▸ **Provided records**:
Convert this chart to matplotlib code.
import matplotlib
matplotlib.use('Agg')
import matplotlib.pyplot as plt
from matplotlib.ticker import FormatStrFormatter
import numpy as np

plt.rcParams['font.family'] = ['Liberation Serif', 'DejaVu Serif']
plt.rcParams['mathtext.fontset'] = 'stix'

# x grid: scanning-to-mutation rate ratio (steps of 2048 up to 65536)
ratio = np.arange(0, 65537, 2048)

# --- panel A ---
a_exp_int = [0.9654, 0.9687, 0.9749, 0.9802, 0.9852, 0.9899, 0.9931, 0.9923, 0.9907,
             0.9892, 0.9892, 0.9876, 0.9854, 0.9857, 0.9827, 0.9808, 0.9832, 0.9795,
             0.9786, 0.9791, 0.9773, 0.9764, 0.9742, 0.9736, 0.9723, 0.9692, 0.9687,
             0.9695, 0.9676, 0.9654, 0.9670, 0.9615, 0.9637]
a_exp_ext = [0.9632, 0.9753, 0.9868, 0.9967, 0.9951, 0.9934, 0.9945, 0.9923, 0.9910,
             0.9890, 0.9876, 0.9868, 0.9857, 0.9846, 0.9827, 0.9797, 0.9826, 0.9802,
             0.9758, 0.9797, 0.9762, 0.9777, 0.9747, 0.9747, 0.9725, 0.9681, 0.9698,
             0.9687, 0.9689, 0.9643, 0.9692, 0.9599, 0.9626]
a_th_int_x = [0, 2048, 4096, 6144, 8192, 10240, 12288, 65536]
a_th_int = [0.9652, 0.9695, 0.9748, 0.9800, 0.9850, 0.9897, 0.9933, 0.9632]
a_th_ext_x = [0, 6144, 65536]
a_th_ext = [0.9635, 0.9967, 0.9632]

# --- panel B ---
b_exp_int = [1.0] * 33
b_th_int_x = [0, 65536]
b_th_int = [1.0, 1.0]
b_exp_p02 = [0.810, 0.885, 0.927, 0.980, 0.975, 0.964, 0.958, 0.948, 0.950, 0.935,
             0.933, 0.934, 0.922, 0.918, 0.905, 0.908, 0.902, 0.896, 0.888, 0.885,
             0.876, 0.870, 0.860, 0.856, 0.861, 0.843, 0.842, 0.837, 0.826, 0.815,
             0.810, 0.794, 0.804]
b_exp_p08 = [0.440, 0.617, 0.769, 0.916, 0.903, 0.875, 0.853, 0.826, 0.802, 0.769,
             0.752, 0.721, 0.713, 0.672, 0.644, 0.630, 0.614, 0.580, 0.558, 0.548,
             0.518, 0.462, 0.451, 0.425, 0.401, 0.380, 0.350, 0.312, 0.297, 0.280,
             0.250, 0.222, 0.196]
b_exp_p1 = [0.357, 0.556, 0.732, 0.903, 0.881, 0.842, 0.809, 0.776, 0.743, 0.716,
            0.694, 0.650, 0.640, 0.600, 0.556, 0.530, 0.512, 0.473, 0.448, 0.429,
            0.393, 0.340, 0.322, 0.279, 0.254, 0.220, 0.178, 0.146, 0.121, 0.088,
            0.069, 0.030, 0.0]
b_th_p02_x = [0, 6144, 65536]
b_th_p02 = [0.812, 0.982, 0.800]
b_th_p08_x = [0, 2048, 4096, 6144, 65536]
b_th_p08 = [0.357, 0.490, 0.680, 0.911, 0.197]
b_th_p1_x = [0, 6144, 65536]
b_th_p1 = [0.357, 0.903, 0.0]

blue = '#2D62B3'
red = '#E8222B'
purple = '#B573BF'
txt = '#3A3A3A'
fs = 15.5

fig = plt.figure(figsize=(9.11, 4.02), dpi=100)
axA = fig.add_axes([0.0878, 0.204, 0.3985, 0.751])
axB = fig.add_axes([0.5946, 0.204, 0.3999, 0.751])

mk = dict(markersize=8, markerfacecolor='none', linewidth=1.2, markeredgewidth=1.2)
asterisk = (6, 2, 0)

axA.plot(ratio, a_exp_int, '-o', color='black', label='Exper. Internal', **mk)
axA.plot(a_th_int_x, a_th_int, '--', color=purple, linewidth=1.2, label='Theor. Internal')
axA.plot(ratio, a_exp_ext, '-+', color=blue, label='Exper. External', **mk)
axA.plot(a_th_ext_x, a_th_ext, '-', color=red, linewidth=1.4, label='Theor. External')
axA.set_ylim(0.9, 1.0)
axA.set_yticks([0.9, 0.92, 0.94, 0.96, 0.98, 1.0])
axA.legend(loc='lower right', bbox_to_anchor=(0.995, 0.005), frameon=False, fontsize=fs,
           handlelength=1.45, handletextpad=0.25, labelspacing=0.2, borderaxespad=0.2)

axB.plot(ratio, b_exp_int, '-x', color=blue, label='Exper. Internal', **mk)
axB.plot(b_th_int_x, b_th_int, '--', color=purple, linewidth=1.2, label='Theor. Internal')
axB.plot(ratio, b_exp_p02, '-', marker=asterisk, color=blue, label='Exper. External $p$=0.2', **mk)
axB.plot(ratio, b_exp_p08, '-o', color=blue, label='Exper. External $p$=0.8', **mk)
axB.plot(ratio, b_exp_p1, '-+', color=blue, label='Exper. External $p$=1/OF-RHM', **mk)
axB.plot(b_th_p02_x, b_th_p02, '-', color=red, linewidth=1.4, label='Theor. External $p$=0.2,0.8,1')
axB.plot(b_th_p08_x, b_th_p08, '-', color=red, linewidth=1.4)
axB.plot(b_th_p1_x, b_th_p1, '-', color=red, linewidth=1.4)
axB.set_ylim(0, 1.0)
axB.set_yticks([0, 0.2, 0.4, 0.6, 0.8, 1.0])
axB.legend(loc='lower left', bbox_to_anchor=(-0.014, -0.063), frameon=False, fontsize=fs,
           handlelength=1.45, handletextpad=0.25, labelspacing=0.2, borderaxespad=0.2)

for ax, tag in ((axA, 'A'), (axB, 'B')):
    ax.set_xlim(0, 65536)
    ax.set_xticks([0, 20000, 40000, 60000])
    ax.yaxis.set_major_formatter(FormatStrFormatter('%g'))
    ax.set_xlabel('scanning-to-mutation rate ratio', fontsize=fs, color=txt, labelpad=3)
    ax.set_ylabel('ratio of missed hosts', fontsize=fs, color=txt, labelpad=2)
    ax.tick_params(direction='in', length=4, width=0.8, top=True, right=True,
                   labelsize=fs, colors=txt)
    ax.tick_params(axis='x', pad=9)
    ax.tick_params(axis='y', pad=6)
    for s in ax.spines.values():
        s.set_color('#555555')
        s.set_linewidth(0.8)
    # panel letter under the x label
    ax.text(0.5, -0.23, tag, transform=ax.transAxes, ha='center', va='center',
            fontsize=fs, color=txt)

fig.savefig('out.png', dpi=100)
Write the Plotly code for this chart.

▸ **Short task**: Please quote the data above in full, with no line missing.

▸ **Answer to this exercise**:
Convert this chart to matplotlib code.
import matplotlib
matplotlib.use('Agg')
import matplotlib.pyplot as plt
from matplotlib.ticker import FormatStrFormatter
import numpy as np

plt.rcParams['font.family'] = ['Liberation Serif', 'DejaVu Serif']
plt.rcParams['mathtext.fontset'] = 'stix'

# x grid: scanning-to-mutation rate ratio (steps of 2048 up to 65536)
ratio = np.arange(0, 65537, 2048)

# --- panel A ---
a_exp_int = [0.9654, 0.9687, 0.9749, 0.9802, 0.9852, 0.9899, 0.9931, 0.9923, 0.9907,
             0.9892, 0.9892, 0.9876, 0.9854, 0.9857, 0.9827, 0.9808, 0.9832, 0.9795,
             0.9786, 0.9791, 0.9773, 0.9764, 0.9742, 0.9736, 0.9723, 0.9692, 0.9687,
             0.9695, 0.9676, 0.9654, 0.9670, 0.9615, 0.9637]
a_exp_ext = [0.9632, 0.9753, 0.9868, 0.9967, 0.9951, 0.9934, 0.9945, 0.9923, 0.9910,
             0.9890, 0.9876, 0.9868, 0.9857, 0.9846, 0.9827, 0.9797, 0.9826, 0.9802,
             0.9758, 0.9797, 0.9762, 0.9777, 0.9747, 0.9747, 0.9725, 0.9681, 0.9698,
             0.9687, 0.9689, 0.9643, 0.9692, 0.9599, 0.9626]
a_th_int_x = [0, 2048, 4096, 6144, 8192, 10240, 12288, 65536]
a_th_int = [0.9652, 0.9695, 0.9748, 0.9800, 0.9850, 0.9897, 0.9933, 0.9632]
a_th_ext_x = [0, 6144, 65536]
a_th_ext = [0.9635, 0.9967, 0.9632]

# --- panel B ---
b_exp_int = [1.0] * 33
b_th_int_x = [0, 65536]
b_th_int = [1.0, 1.0]
b_exp_p02 = [0.810, 0.885, 0.927, 0.980, 0.975, 0.964, 0.958, 0.948, 0.950, 0.935,
             0.933, 0.934, 0.922, 0.918, 0.905, 0.908, 0.902, 0.896, 0.888, 0.885,
             0.876, 0.870, 0.860, 0.856, 0.861, 0.843, 0.842, 0.837, 0.826, 0.815,
             0.810, 0.794, 0.804]
b_exp_p08 = [0.440, 0.617, 0.769, 0.916, 0.903, 0.875, 0.853, 0.826, 0.802, 0.769,
             0.752, 0.721, 0.713, 0.672, 0.644, 0.630, 0.614, 0.580, 0.558, 0.548,
             0.518, 0.462, 0.451, 0.425, 0.401, 0.380, 0.350, 0.312, 0.297, 0.280,
             0.250, 0.222, 0.196]
b_exp_p1 = [0.357, 0.556, 0.732, 0.903, 0.881, 0.842, 0.809, 0.776, 0.743, 0.716,
            0.694, 0.650, 0.640, 0.600, 0.556, 0.530, 0.512, 0.473, 0.448, 0.429,
            0.393, 0.340, 0.322, 0.279, 0.254, 0.220, 0.178, 0.146, 0.121, 0.088,
            0.069, 0.030, 0.0]
b_th_p02_x = [0, 6144, 65536]
b_th_p02 = [0.812, 0.982, 0.800]
b_th_p08_x = [0, 2048, 4096, 6144, 65536]
b_th_p08 = [0.357, 0.490, 0.680, 0.911, 0.197]
b_th_p1_x = [0, 6144, 65536]
b_th_p1 = [0.357, 0.903, 0.0]

blue = '#2D62B3'
red = '#E8222B'
purple = '#B573BF'
txt = '#3A3A3A'
fs = 15.5

fig = plt.figure(figsize=(9.11, 4.02), dpi=100)
axA = fig.add_axes([0.0878, 0.204, 0.3985, 0.751])
axB = fig.add_axes([0.5946, 0.204, 0.3999, 0.751])

mk = dict(markersize=8, markerfacecolor='none', linewidth=1.2, markeredgewidth=1.2)
asterisk = (6, 2, 0)

axA.plot(ratio, a_exp_int, '-o', color='black', label='Exper. Internal', **mk)
axA.plot(a_th_int_x, a_th_int, '--', color=purple, linewidth=1.2, label='Theor. Internal')
axA.plot(ratio, a_exp_ext, '-+', color=blue, label='Exper. External', **mk)
axA.plot(a_th_ext_x, a_th_ext, '-', color=red, linewidth=1.4, label='Theor. External')
axA.set_ylim(0.9, 1.0)
axA.set_yticks([0.9, 0.92, 0.94, 0.96, 0.98, 1.0])
axA.legend(loc='lower right', bbox_to_anchor=(0.995, 0.005), frameon=False, fontsize=fs,
           handlelength=1.45, handletextpad=0.25, labelspacing=0.2, borderaxespad=0.2)

axB.plot(ratio, b_exp_int, '-x', color=blue, label='Exper. Internal', **mk)
axB.plot(b_th_int_x, b_th_int, '--', color=purple, linewidth=1.2, label='Theor. Internal')
axB.plot(ratio, b_exp_p02, '-', marker=asterisk, color=blue, label='Exper. External $p$=0.2', **mk)
axB.plot(ratio, b_exp_p08, '-o', color=blue, label='Exper. External $p$=0.8', **mk)
axB.plot(ratio, b_exp_p1, '-+', color=blue, label='Exper. External $p$=1/OF-RHM', **mk)
axB.plot(b_th_p02_x, b_th_p02, '-', color=red, linewidth=1.4, label='Theor. External $p$=0.2,0.8,1')
axB.plot(b_th_p08_x, b_th_p08, '-', color=red, linewidth=1.4)
axB.plot(b_th_p1_x, b_th_p1, '-', color=red, linewidth=1.4)
axB.set_ylim(0, 1.0)
axB.set_yticks([0, 0.2, 0.4, 0.6, 0.8, 1.0])
axB.legend(loc='lower left', bbox_to_anchor=(-0.014, -0.063), frameon=False, fontsize=fs,
           handlelength=1.45, handletextpad=0.25, labelspacing=0.2, borderaxespad=0.2)

for ax, tag in ((axA, 'A'), (axB, 'B')):
    ax.set_xlim(0, 65536)
    ax.set_xticks([0, 20000, 40000, 60000])
    ax.yaxis.set_major_formatter(FormatStrFormatter('%g'))
    ax.set_xlabel('scanning-to-mutation rate ratio', fontsize=fs, color=txt, labelpad=3)
    ax.set_ylabel('ratio of missed hosts', fontsize=fs, color=txt, labelpad=2)
    ax.tick_params(direction='in', length=4, width=0.8, top=True, right=True,
                   labelsize=fs, colors=txt)
    ax.tick_params(axis='x', pad=9)
    ax.tick_params(axis='y', pad=6)
    for s in ax.spines.values():
        s.set_color('#555555')
        s.set_linewidth(0.8)
    # panel letter under the x label
    ax.text(0.5, -0.23, tag, transform=ax.transAxes, ha='center', va='center',
            fontsize=fs, color=txt)

fig.savefig('out.png', dpi=100)
Write the Plotly code for this chart.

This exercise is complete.